Directed By: Elijah Drenner
Starring: Robert Forster, Allison Anders, Judith Brown
Tag line: "Giving Audiences What They Want Since the Dawn of Motion Pictures"
Trivia: John Amero, Pam Grier, and Harry H. Novak were all approached to be interviewed in this documentary, but turned said offers down
For those who think Grindhouse cinema was a product of the 70's...think again. As director Elijah Dranner's fascinating documentary, American Grindhouse, reveals, the true roots of sleaze and exploitation stretch much further back. Take, for example, the 1913 movie, Traffic in Souls, a film about white slavery and prostitution. Despite its taboo subject matter, Traffic in Souls was a huge hit, and paved the way for the formation of Universal Studios. Even as far back as the days of silent movies, filmmakers were looking for new and exciting ways to titillate their audience, and American Grindhouse shines a light on some of their more memorable accomplishments.

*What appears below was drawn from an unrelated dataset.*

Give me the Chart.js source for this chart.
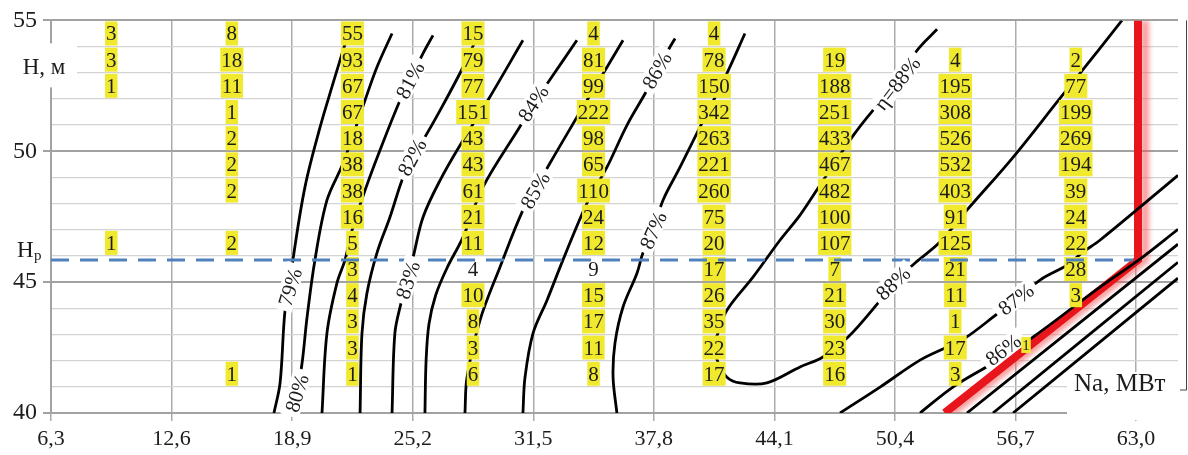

Narrated by Robert Forster, American Grindhouse doesn't devote much time to any one period or genre, offering instead a concise overview of the history of shock cinema. There's a look at Hollywood's early days, when movies like Freaks and Night Nurse raised a few eyebrows, as well as the “educational” films of the 30's and 40's, where social issues (childbirth, sexually transmitted diseases) provided an acceptable excuse to show nudity on the big screen. As Hollywood tightened the reigns on sex and violence in motion pictures, the independents were pushing the boundaries of taste to their breaking point: teen rebellion and burlesque in the 50's, nudist camps and Bikers in the 60's, and the influx of violence onto the scene. By the time American Grindhouse finally gets around to the 70's, we've seen clips from dozens of films, some of which are more shocking than you would ever have imagined.
Along with the films, we learn about the filmmakers behind them (Tod Browning, Dwain Esper, Russ Meyer), and even hear from a few others. Besides such noted movie fans as directors John Landis and Joe Dante, American Grindhouse interviews some of the giants of sleaze, like Jack Hill (Coffy, Foxy Brown, The Big Doll House), Larry Cohen (Black Caesar, It's Alive), and the Godfather of Gore, Mr. Herschell Gordon Lewis (Blood Feast), all of whose insights are invaluable.
What I love most about documentaries like this is that I usually walk away with a veritable shopping list of movies I now want to see, and American Grindhouse is no exception: Dwain Esper's Maniac, Mom and Dad, I Wake Up Screaming, Dragstrip Riot, Lord Love a Duck, Hell Up in Harlem, just to name a few. This is what makes movies like American Grindhouse pure gold for film fans, the promise of uncovering a great new movie to explore that otherwise might have lingered in obscurity.
Well, maybe “Great” is too strong a word in this case. How about “Jaw-Dropping”?